__DIRECTIONS__: Transcribe all of the material exactly. Any picture in it should be left out.

__RECORDED DATA__:
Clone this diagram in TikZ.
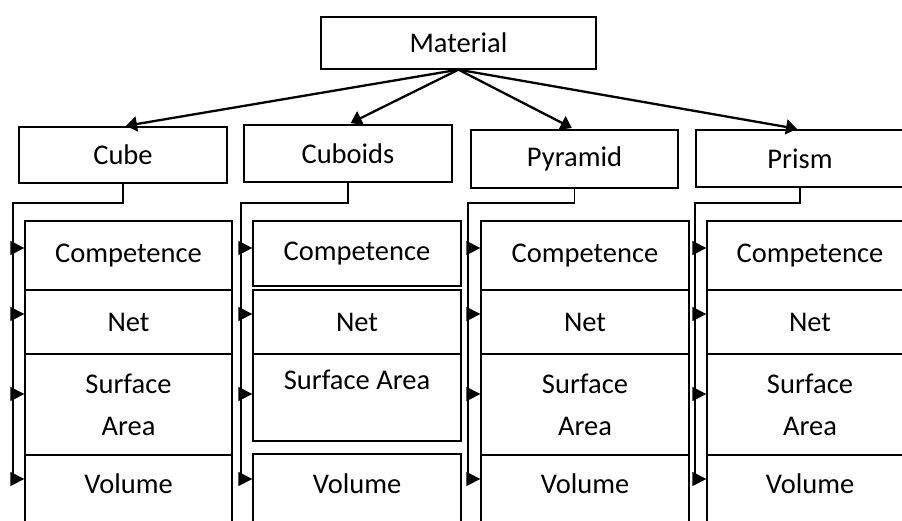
\documentclass[tikz,border=0pt]{standalone}
\usepackage{fontspec}
\setmainfont{Carlito}
\usetikzlibrary{arrows.meta}

\tikzset{
  box/.style={draw, line width=1.3pt, inner sep=0pt, align=center,
    font=\fontsize{28.5}{42}\selectfont},
  main/.style={line width=2.3pt, -{Triangle[length=11pt,width=15pt]}, shorten >=3pt},
  link/.style={line width=1.3pt},
  side/.style={line width=1.3pt, -{Triangle[length=14pt,width=14pt]}}
}

\begin{document}
\begin{tikzpicture}[x=1pt, y=-1pt]
  \useasboundingbox (0,0) rectangle (902,520);
  \clip (0,0) rectangle (902,520);

  % ---- Material ----
  \node[box, minimum width=275pt, minimum height=52pt] (mat) at (458.5,43) {Material};

  % ---- solids ----
  \node[box, minimum width=208pt, minimum height=56pt] (cube) at (123,155) {Cube};
  \node[box, minimum width=208pt, minimum height=57pt] (cuboid) at (348,153.5) {Cuboids};
  \node[box, minimum width=207pt, minimum height=58pt] (pyramid) at (574.5,159) {Pyramid};
  \node[box, minimum width=208pt, minimum height=57pt] (prism) at (800,158.5) {Prism};
  \foreach \s in {cube,cuboid,pyramid,prism}
    \draw[main] (mat.south) -- (\s.north);

  % ---- Cube, Pyramid, Prism columns ----
  \foreach \s/\cx/\w in {cube/128.5/207, pyramid/585/208, prism/810/206}
    \foreach \r/\y/\h/\t in {comp/255.5/69/Competence, net/322/64/Net,
                             area/404.5/101/{Surface\\Area}, vol/505/100/{Volume\\\mbox{}}}
      \node[box, minimum width=\w pt, minimum height=\h pt] (\s-\r) at (\cx,\y) {\t};

  % ---- Cuboids column ----
  \foreach \r/\y/\h/\t in {comp/253.5/65/Competence, net/322/64/Net,
                           area/397.5/87/{Surface Area\\[-6pt]\mbox{}}, vol/504.5/101/{Volume\\\mbox{}}}
    \node[box, minimum width=208pt, minimum height=\h pt] (cuboid-\r) at (357,\y) {\t};

  % ---- links ----
  \foreach \s/\vx in {cube/13, cuboid/241, pyramid/468, prism/695} {
    \coordinate (\s-turn) at (\vx,203);
    \draw[link] (\s.south) |- (\s-turn) -- (\s-turn |- 0,479);
    \foreach \r/\y in {comp/248, net/314, area/394, vol/479}
      \draw[side] (\s-turn |- 0,\y) -- (\s-\r.west |- 0,\y);
  }
\end{tikzpicture}
\end{document}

__RESPONSE TO THIS TASK__:
Clone this diagram in TikZ.
\documentclass[tikz,border=0pt]{standalone}
\usepackage{fontspec}
\setmainfont{Carlito}
\usetikzlibrary{arrows.meta}

\tikzset{
  box/.style={draw, line width=1.3pt, inner sep=0pt, align=center,
    font=\fontsize{28.5}{42}\selectfont},
  main/.style={line width=2.3pt, -{Triangle[length=11pt,width=15pt]}, shorten >=3pt},
  link/.style={line width=1.3pt},
  side/.style={line width=1.3pt, -{Triangle[length=14pt,width=14pt]}}
}

\begin{document}
\begin{tikzpicture}[x=1pt, y=-1pt]
  \useasboundingbox (0,0) rectangle (902,520);
  \clip (0,0) rectangle (902,520);

  % ---- Material ----
  \node[box, minimum width=275pt, minimum height=52pt] (mat) at (458.5,43) {Material};

  % ---- solids ----
  \node[box, minimum width=208pt, minimum height=56pt] (cube) at (123,155) {Cube};
  \node[box, minimum width=208pt, minimum height=57pt] (cuboid) at (348,153.5) {Cuboids};
  \node[box, minimum width=207pt, minimum height=58pt] (pyramid) at (574.5,159) {Pyramid};
  \node[box, minimum width=208pt, minimum height=57pt] (prism) at (800,158.5) {Prism};
  \foreach \s in {cube,cuboid,pyramid,prism}
    \draw[main] (mat.south) -- (\s.north);

  % ---- Cube, Pyramid, Prism columns ----
  \foreach \s/\cx/\w in {cube/128.5/207, pyramid/585/208, prism/810/206}
    \foreach \r/\y/\h/\t in {comp/255.5/69/Competence, net/322/64/Net,
                             area/404.5/101/{Surface\\Area}, vol/505/100/{Volume\\\mbox{}}}
      \node[box, minimum width=\w pt, minimum height=\h pt] (\s-\r) at (\cx,\y) {\t};

  % ---- Cuboids column ----
  \foreach \r/\y/\h/\t in {comp/253.5/65/Competence, net/322/64/Net,
                           area/397.5/87/{Surface Area\\[-6pt]\mbox{}}, vol/504.5/101/{Volume\\\mbox{}}}
    \node[box, minimum width=208pt, minimum height=\h pt] (cuboid-\r) at (357,\y) {\t};

  % ---- links ----
  \foreach \s/\vx in {cube/13, cuboid/241, pyramid/468, prism/695} {
    \coordinate (\s-turn) at (\vx,203);
    \draw[link] (\s.south) |- (\s-turn) -- (\s-turn |- 0,479);
    \foreach \r/\y in {comp/248, net/314, area/394, vol/479}
      \draw[side] (\s-turn |- 0,\y) -- (\s-\r.west |- 0,\y);
  }
\end{tikzpicture}
\end{document}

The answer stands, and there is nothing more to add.